In this case, and for subsequent applications of this analytical strategy, it is important to take into consideration a number of suggestions to ensure its success: firstly, the nature of the variables studied and the scalar response format of the items that measure these variables must be considered. Aspects related to perceptions, attitudes, or personality do not present problems in terms of interpretation [
29]. Similarly, the use of few response categories can pose a problem of attenuation that leads to distorted estimates of factor loadings [
30]. Furthermore, ensuring an acceptable sample size to run the analysis is important.

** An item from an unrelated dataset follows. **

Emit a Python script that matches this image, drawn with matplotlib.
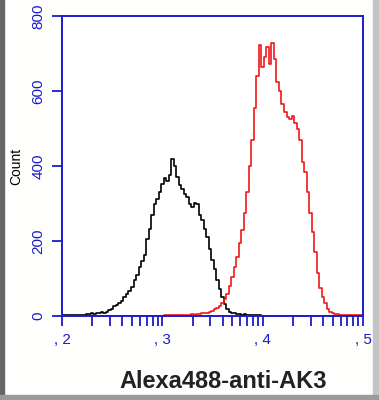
import matplotlib.pyplot as plt
import numpy as np
from matplotlib.patches import Rectangle

plt.rcParams['font.family'] = ['Liberation Sans', 'DejaVu Sans']

# channel positions in decades (log10 of fluorescence), 0.025 decade per channel
channel_log = np.round(np.arange(2.0, 5.0001, 0.025), 3)

# isotype / unstained control (black)
control_counts = [
    2, 2, 2, 2, 2, 2, 3, 2, 3, 4,
    5, 6, 8, 6, 9, 7, 11, 8, 10, 16,
    20, 26, 30, 34, 40, 52, 60, 68, 78, 95,
    110, 132, 148, 162, 205, 232, 270, 298, 312, 330,
    352, 368, 360, 375, 420, 400, 372, 350, 338, 325,
    318, 300, 290, 302, 298, 270, 255, 232, 210, 180,
    150, 125, 95, 72, 50, 32, 18, 11, 8, 9,
    6, 5, 4, 5, 3, 3, 2, 2, 2, 2,
    1, 1, 1, 1, 1, 1, 1, 1, 0, 0,
    0, 0, 0, 0, 0, 0, 0, 0, 0, 0,
    0, 0, 0, 0, 0, 0, 0, 0, 0, 0,
    0, 0, 0, 0, 0, 0, 0, 0, 0, 0,
    0,
]

# Alexa488-anti-AK3 stained (red)
stained_counts = [
    0, 0, 0, 0, 0, 0, 0, 0, 0, 0,
    0, 0, 0, 0, 0, 0, 0, 0, 0, 0,
    0, 0, 0, 0, 0, 0, 0, 0, 0, 0,
    0, 0, 0, 0, 0, 0, 1, 1, 1, 1,
    1, 2, 2, 3, 3, 2, 3, 3, 4, 3,
    4, 4, 5, 4, 5, 6, 7, 8, 9, 11,
    14, 18, 22, 27, 35, 45, 60, 80, 104, 130,
    157, 195, 229, 275, 330, 400, 469, 555, 640, 723,
    665, 690, 717, 672, 728, 685, 625, 600, 565, 545,
    532, 525, 534, 515, 500, 470, 412, 385, 330, 275,
    225, 170, 115, 75, 52, 35, 18, 11, 8, 6,
    5, 4, 4, 3, 3, 3, 2, 3, 2, 2,
    2,
]

y_ticks = [0, 200, 400, 600, 800]
x_ticks = [1e2, 1e3, 1e4, 1e5]
x_tick_labels = [', 2', ', 3', ', 4', ', 5']

blue = '#1c1ccc'

fig = plt.figure(figsize=(3.79, 4.0), dpi=100)
fig.patch.set_facecolor('#fefefc')
ax = fig.add_axes([62 / 379, 1 - 316 / 400, 301 / 379, 300 / 400])

x = 10 ** channel_log
ax.step(x, control_counts, where='mid', color='black', lw=1.2)
ax.step(x, stained_counts, where='mid', color='#f01818', lw=1.2)

ax.set_xscale('log')
ax.set_xlim(1e2, 1e5)
ax.set_ylim(0, 800)
ax.set_yticks(y_ticks)
ax.set_yticklabels([str(v) for v in y_ticks], rotation=90, va='center')
ax.set_xticks(x_ticks)
ax.set_xticklabels(x_tick_labels)

for s in ax.spines.values():
    s.set_color(blue)
    s.set_linewidth(1.4)
ax.tick_params(axis='both', which='both', direction='out', color=blue,
               labelcolor=blue, width=1.3, labelsize=11)
ax.tick_params(axis='y', length=7, pad=5)
ax.tick_params(axis='x', which='major', length=7, pad=5)
ax.tick_params(axis='x', which='minor', length=7)
ax.xaxis.set_minor_formatter(plt.NullFormatter())

ax.set_ylabel('Count', fontsize=10, labelpad=6)
fig.text(223 / 379, 1 - 382 / 400, 'Alexa488-anti-AK3', fontsize=17,
         fontweight='bold', color='#222222', ha='center', va='center')

# grey window frame
fig.patches.append(Rectangle((0, 0), 4 / 379, 1, transform=fig.transFigure,
                             color='#666666', zorder=5))
fig.patches.append(Rectangle((373 / 379, 0), 6 / 379, 1, transform=fig.transFigure,
                             color='#c4c4c4', zorder=5))
fig.patches.append(Rectangle((0, 0), 1, 5 / 400, transform=fig.transFigure,
                             color='#9a9a9a', zorder=5))

fig.savefig('out.png', dpi=100)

In addition, it is necessary to have acceptable values for suitability indices that recommend the use of this analysis strategy, such as KMO and MSA [
23]. It is also essential to justify the method of factor extraction by virtue of the nature of the data and the topic studied, the criteria for determining in a justified way the number of factors obtained (number of variables per factor, percentage of variance explained by the resulting model, and saturation levels of variables with their reference factors), as well as the rotation method.
In short, this has been the ideal strategy in line with the goal of this study and to set up a theoretical explanatory model of IC considered by students to be relevant in their academic progress during the development of their university studies.